Direktur Utama Laz Griya Zakat Indonesia, Andreyas Eko Vantofy, menegaskan pentingnya penguatan branding lembaga zakat melalui program-program pemberdayaan yang memenuhi empat unsur kemaslahatan.
Menurut Andreyas, konsep kemaslahatan dalam pengelolaan zakat harus mencakup empat aspek utama. Pertama, manfaat bagi mustahik, bukan hanya dalam bentuk bantuan karitatif, tetapi juga pemberdayaan yang berkelanjutan. “Fokus kami bukan sekadar charity, tetapi bagaimana program bisa tumbuh dan berdampak jangka panjang,” ujarnya.
Kedua, prinsip keadilan dan pemerataan, sehingga manfaat zakat dapat dirasakan secara luas oleh berbagai kelompok masyarakat yang membutuhkan. Ketiga, efisiensi dan keberlanjutan, karena zakat tidak hanya berhenti pada pembagian sembako, tetapi harus dikelola menjadi program produktif yang meningkatkan kapasitas ekonomi mustahik.
Aspek keempat, kata Andreyas, adalah kemampuan zakat untuk mengurangi kemudaratan sosial, termasuk potensi kriminalitas yang lahir dari kemiskinan. “Jika program zakat dirancang dengan baik, ia bukan hanya membantu individu, tetapi juga mencegah masalah sosial,” tegasnya.
Dalam upaya memperkuat dampak sekaligus membangun citra lembaga, Griya Zakat menghadirkan dua program unggulan: Disabilitas Berdaya dan UMKM Berdaya.
Melalui Disabilitas Berdaya, lembaga memberikan keterampilan dan akses pendidikan bagi penyandang disabilitas usia produktif 15–50 tahun, termasuk bantuan alat kesehatan bagi mereka yang membutuhkan. Program ini memastikan penyandang disabilitas tetap mampu bersaing, terutama di era digital.

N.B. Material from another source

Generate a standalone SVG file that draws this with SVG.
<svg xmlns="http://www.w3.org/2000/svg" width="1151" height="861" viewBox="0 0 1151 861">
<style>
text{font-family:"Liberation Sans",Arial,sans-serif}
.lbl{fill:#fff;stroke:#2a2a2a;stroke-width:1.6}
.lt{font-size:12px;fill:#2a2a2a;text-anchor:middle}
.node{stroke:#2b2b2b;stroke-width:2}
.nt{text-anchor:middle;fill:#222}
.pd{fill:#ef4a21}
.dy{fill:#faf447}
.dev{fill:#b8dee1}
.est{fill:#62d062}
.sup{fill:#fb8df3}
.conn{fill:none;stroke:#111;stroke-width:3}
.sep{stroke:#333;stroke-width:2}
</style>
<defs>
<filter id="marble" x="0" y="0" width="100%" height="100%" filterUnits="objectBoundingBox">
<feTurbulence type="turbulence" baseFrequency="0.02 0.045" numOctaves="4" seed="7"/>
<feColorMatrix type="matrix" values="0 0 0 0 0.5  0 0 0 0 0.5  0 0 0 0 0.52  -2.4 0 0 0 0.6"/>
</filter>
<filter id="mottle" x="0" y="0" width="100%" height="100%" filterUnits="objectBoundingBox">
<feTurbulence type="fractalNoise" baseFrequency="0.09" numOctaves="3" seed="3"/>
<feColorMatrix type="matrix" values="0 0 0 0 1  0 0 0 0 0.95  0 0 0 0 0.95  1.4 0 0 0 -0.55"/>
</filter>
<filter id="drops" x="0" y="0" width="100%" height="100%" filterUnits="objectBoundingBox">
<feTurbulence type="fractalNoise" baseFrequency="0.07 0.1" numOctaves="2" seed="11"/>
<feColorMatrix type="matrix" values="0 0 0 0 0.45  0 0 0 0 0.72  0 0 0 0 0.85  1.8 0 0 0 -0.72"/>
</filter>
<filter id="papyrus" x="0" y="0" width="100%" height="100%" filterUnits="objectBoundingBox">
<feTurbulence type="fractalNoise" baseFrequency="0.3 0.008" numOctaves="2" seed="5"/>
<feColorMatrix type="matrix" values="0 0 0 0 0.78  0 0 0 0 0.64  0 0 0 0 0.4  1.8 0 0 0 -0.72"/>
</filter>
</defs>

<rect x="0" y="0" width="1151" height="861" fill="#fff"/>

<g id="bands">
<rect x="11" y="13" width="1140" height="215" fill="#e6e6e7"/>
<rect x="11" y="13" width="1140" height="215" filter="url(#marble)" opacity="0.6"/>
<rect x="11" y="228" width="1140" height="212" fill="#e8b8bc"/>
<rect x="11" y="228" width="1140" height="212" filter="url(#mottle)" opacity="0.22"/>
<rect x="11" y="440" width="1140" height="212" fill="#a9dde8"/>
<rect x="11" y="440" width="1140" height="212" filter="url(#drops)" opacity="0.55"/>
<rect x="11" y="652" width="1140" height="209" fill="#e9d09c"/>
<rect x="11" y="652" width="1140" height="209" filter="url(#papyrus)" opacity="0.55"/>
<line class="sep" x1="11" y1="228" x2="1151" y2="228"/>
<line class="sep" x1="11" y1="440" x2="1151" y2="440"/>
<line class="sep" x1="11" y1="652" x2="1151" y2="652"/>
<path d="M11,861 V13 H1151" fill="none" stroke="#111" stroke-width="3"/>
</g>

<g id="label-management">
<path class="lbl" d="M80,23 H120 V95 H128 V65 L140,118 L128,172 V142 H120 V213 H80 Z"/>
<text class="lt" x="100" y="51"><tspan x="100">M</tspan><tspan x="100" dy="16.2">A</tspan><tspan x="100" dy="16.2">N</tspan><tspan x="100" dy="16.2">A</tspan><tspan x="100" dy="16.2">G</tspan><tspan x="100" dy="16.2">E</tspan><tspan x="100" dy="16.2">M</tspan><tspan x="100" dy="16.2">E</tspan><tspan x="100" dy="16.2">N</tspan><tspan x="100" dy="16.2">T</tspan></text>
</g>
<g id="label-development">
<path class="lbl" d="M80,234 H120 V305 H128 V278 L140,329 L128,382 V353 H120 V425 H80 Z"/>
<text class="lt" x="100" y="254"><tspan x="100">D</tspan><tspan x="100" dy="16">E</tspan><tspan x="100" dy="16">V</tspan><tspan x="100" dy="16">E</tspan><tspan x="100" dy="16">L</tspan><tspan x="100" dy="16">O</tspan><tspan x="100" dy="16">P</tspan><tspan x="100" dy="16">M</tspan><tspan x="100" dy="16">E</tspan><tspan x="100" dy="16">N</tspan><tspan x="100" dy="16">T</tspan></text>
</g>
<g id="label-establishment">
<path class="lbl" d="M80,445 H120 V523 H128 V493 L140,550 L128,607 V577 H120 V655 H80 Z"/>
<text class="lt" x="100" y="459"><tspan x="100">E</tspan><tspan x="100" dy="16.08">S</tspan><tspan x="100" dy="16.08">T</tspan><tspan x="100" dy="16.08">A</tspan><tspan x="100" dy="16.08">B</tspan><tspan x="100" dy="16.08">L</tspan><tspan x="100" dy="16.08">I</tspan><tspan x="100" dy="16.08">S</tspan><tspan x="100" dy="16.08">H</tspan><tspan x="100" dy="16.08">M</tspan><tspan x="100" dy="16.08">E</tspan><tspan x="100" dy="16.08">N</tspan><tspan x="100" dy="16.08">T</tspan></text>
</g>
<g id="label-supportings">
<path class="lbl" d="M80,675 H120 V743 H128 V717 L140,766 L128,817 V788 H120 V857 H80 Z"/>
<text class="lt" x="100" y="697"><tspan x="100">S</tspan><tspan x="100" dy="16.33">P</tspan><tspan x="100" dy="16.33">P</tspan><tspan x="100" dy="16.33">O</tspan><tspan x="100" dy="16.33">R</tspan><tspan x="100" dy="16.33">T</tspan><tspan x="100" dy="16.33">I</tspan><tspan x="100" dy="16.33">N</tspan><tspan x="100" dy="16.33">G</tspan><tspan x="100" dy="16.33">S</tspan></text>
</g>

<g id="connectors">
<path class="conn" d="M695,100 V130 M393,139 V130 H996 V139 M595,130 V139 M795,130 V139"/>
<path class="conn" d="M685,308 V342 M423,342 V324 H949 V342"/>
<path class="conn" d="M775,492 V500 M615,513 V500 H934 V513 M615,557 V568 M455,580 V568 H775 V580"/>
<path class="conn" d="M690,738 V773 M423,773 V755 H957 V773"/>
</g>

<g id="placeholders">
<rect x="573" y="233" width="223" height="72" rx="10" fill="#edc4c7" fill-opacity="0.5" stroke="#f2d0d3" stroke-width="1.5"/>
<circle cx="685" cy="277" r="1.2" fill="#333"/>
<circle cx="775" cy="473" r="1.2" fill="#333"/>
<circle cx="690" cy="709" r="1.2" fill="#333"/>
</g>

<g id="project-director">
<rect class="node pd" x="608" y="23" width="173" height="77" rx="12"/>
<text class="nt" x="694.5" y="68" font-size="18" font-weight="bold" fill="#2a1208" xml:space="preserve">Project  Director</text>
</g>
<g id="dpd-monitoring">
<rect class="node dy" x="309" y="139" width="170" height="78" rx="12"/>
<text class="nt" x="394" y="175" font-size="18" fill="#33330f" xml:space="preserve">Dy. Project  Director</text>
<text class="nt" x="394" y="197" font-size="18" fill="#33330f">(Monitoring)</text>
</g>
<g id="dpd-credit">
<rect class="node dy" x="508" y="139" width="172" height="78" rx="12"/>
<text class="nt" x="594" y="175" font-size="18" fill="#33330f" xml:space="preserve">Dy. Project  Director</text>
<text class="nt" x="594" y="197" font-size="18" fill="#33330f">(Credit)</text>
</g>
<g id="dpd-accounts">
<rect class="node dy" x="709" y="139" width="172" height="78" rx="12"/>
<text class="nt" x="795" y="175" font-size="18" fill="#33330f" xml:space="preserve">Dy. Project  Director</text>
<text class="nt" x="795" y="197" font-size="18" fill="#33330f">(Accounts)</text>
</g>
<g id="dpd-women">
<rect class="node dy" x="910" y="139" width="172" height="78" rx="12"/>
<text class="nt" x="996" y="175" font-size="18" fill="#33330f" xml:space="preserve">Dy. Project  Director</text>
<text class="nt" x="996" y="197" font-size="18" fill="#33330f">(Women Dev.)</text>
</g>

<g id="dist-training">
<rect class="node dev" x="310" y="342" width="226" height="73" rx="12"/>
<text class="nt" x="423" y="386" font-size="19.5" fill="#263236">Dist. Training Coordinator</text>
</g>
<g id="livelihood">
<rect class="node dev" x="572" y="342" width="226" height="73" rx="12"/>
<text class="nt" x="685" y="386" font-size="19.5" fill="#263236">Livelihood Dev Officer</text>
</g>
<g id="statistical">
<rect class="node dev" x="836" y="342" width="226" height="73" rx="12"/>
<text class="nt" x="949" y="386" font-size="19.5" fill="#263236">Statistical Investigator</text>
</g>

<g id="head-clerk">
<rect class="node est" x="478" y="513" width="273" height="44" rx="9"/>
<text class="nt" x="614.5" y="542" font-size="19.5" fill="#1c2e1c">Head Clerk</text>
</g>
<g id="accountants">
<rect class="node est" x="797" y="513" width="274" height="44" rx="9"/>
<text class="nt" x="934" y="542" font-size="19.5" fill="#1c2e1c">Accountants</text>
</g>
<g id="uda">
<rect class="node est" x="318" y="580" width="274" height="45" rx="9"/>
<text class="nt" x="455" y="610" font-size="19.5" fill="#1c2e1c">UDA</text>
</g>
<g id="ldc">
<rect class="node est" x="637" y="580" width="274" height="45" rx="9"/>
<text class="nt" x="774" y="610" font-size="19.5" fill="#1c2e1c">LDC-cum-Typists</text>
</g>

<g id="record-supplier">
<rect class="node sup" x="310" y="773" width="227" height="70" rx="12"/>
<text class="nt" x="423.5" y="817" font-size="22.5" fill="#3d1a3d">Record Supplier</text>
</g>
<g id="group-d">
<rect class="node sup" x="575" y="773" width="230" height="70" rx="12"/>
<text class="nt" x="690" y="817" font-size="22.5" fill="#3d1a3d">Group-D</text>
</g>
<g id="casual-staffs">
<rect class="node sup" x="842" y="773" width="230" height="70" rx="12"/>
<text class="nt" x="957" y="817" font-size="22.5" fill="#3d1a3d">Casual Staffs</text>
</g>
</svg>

Sementara UMKM Berdaya ditujukan bagi para pelaku usaha yang telah memiliki usaha berjalan dan ingin memperluas pasar. Fokus diberikan pada UMKM dengan produk unggulan lokal dan potensi pengembangan yang kuat. “Tujuannya jelas, bagaimana usaha mereka bisa berkelanjutan dan meningkat secara ekonomi,” jelas Andreyas.
Ia menambahkan bahwa penguatan branding lembaga zakat tidak hanya melalui kampanye visual atau komunikasi publik, tetapi terutama melalui program yang nyata, berdampak, dan berkelanjutan. “Ketika program memberikan manfaat luas, maka branding lembaga akan menguat dengan sendirinya,” tutupnya.
Griya Zakat berharap kedua program ini dapat terus memperluas dampak sekaligus membuktikan bahwa lembaga zakat memiliki peran strategis dalam pembangunan ekonomi masyarakat.